Poor service integration to blame for dangerous hospital discharges, MPs say

28 Sep 16

Patients are too often being discharged from hospital when it is not safe for them to leave due to poor levels of health and social care integration, according to MPs.

A report released today by the Public Administration and Constitutional Affairs Committee, found that a lack of integration, caused by the historic split between health and care, meant that interdependent services were being managed and funded separately. This “political maladministration” was causing suffering for patients and relatives, it said.

The committee was responding to work carried out by the Parliamentary and Health Service Ombudsman, which it said highlighted “harrowing cases that illustrated the human cost of poor discharge”. These cases were not isolated but were persistent problems across the health service.

Poor patient discharge can take the form of delayed transfers of care, where patients are kept in hospital longer than is necessary, and premature or early discharge, where patients are sent home before it is clinically safe to do so, or without appropriate support in place.

Barriers to the implementation of best practice are prevalent at the interface between health and social care, the committee said. Pressures on resourcing and capacity were “leading to unsafe discharge practices”, and it called on health and social care leaders to ensure that person-centred care remained the undisputed priority.

The report found that while excellent guidance was available, good practice was not being applied equally across the system and more data was needed on the scale and impact of the failures.

Responding to the report, parliamentary and health service ombudsman Julie Mellor, highlighted the human cost that could arise when people fell through the cracks, and blamed the underfunding of social care.

She said: “We see too many cases where discharge from hospital has gone horribly wrong, particularly for older, frail people who often don’t have the right support in place at home to cope on their own.

“These shocking failures will continue to happen unless the government tackles the heart of the problem – the chronic underfunding of social care which is pilling excruciating pressure on the NHS, leaving vulnerable patients without a lifeline.”

Committee chair Bernard Jenkin said some hospital staff felt under pressure to discharge people earlier than was appropriate.
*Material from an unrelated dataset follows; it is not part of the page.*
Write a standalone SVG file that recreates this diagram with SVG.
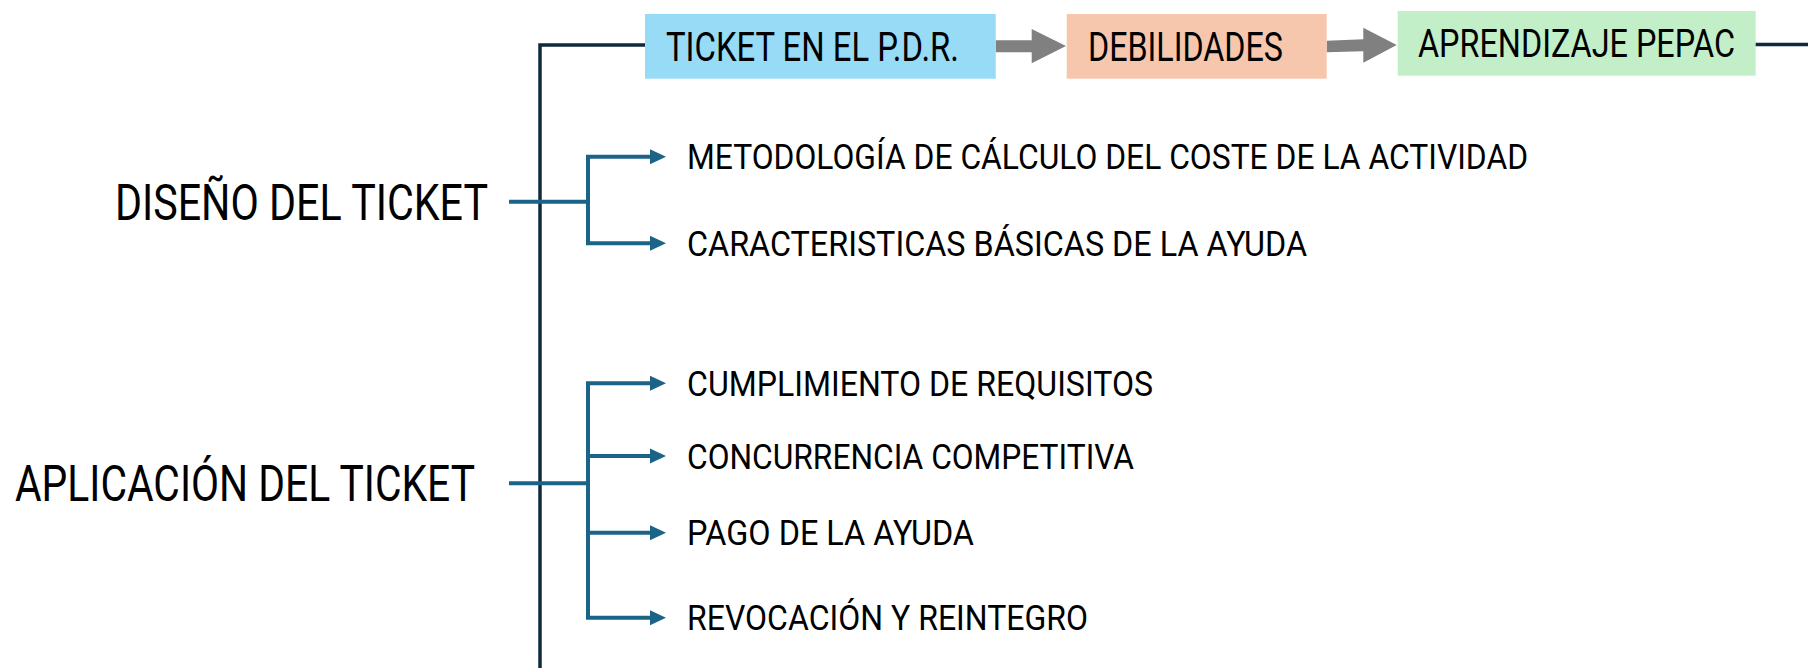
<svg xmlns="http://www.w3.org/2000/svg" width="1808" height="668" viewBox="0 0 1808 668">
<defs>
<style>
.t{font-family:Roboto,"Liberation Sans",sans-serif;fill:#000;}
.box{font-size:40px;}
.lab{font-size:50px;}
.sub{font-size:35px;}
.dark{stroke:#0f2a3c;stroke-width:3.5;fill:none;}
.blue{stroke:#1b6387;stroke-width:4;fill:none;}
.gray{fill:#808080;}
</style>
<marker id="ah" markerUnits="userSpaceOnUse" markerWidth="16" markerHeight="16" refX="0" refY="7.5" orient="auto" viewBox="0 0 16 15">
<path d="M0,0 L16,7.5 L0,15 Z" fill="#1b6387"/>
</marker>
</defs>
<rect width="1808" height="668" fill="#fff"/>
<g id="connectors">
<path class="dark" d="M645,45 H540 V668"/>
<path class="dark" d="M1755,44.5 H1808"/>
<polygon class="gray" points="995.7,40.3 1031.7,40.3 1031.7,29 1066,46 1031.7,63.3 1031.7,52.3 995.7,52.3"/>
<polygon class="gray" points="1326.7,40.7 1363.3,39.3 1363.3,27.7 1396.7,45 1363.3,62.7 1363.3,51.3 1326.7,52.3"/>
<path class="blue" d="M509,201.7 H588"/>
<path class="blue" d="M588,156.7 V243.3"/>
<path class="blue" d="M586,156.7 H650" marker-end="url(#ah)"/>
<path class="blue" d="M586,243.3 H650" marker-end="url(#ah)"/>
<path class="blue" d="M509,483.3 H588"/>
<path class="blue" d="M588,383.3 V617.7"/>
<path class="blue" d="M586,383.3 H650" marker-end="url(#ah)"/>
<path class="blue" d="M588,456 H650" marker-end="url(#ah)"/>
<path class="blue" d="M588,532.7 H650" marker-end="url(#ah)"/>
<path class="blue" d="M586,617.7 H650" marker-end="url(#ah)"/>
</g>
<g id="ticket-pdr">
<rect x="645" y="14" width="350.7" height="64.7" fill="#97dbf7"/>
<text class="t box" x="666" y="60.7" textLength="293" lengthAdjust="spacingAndGlyphs">TICKET EN EL P.D.R.</text>
</g>
<g id="debilidades">
<rect x="1066.7" y="14" width="260" height="64.7" fill="#f7c7ad"/>
<text class="t box" x="1088" y="60.5" textLength="195" lengthAdjust="spacingAndGlyphs">DEBILIDADES</text>
</g>
<g id="aprendizaje">
<rect x="1397.7" y="11" width="358" height="64.7" fill="#c2efc8"/>
<text class="t box" style="font-size:38px" x="1418" y="57" textLength="317" lengthAdjust="spacingAndGlyphs">APRENDIZAJE PEPAC</text>
</g>
<g id="diseno">
<text class="t lab" x="115" y="219.5" textLength="373" lengthAdjust="spacingAndGlyphs">DISEÑO DEL TICKET</text>
</g>
<g id="aplicacion">
<text class="t lab" x="15" y="500.5" textLength="460" lengthAdjust="spacingAndGlyphs">APLICACIÓN DEL TICKET</text>
</g>
<g id="metodologia">
<text class="t sub" x="687" y="169.3" textLength="841" lengthAdjust="spacingAndGlyphs">METODOLOGÍA DE CÁLCULO DEL COSTE DE LA ACTIVIDAD</text>
</g>
<g id="caracteristicas">
<text class="t sub" x="687" y="255.8" textLength="620" lengthAdjust="spacingAndGlyphs">CARACTERISTICAS BÁSICAS DE LA AYUDA</text>
</g>
<g id="cumplimiento">
<text class="t sub" x="687" y="396.3" textLength="466" lengthAdjust="spacingAndGlyphs">CUMPLIMIENTO DE REQUISITOS</text>
</g>
<g id="concurrencia">
<text class="t sub" x="687" y="468.6" textLength="447" lengthAdjust="spacingAndGlyphs">CONCURRENCIA COMPETITIVA</text>
</g>
<g id="pago">
<text class="t sub" x="687" y="545.3" textLength="287" lengthAdjust="spacingAndGlyphs">PAGO DE LA AYUDA</text>
</g>
<g id="revocacion">
<text class="t sub" x="687" y="630.3" textLength="401" lengthAdjust="spacingAndGlyphs">REVOCACIÓN Y REINTEGRO</text>
</g>
</svg>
“Hospital leadership must reassure their staff that organisational pressures never take priority over person-centred care,” he said. 

He stressed that staff needed to feel a level of trust and openness that enabled them to raise concerns about unsafe discharge.

The report referred to the Better Care Fund and the Discharge Programme Board as being “promising”, in bridging the gap between health and social care. But, it cautioned that these plans were far from implemented.

The committee urged the health secretary to establish a set of objectives for the board, with measures and timelines, so progress could be monitored. Also, it advised the government to set out a route map, by March 2017, to demonstrate how arrangements for sustainable funding for integrated care will be implemented.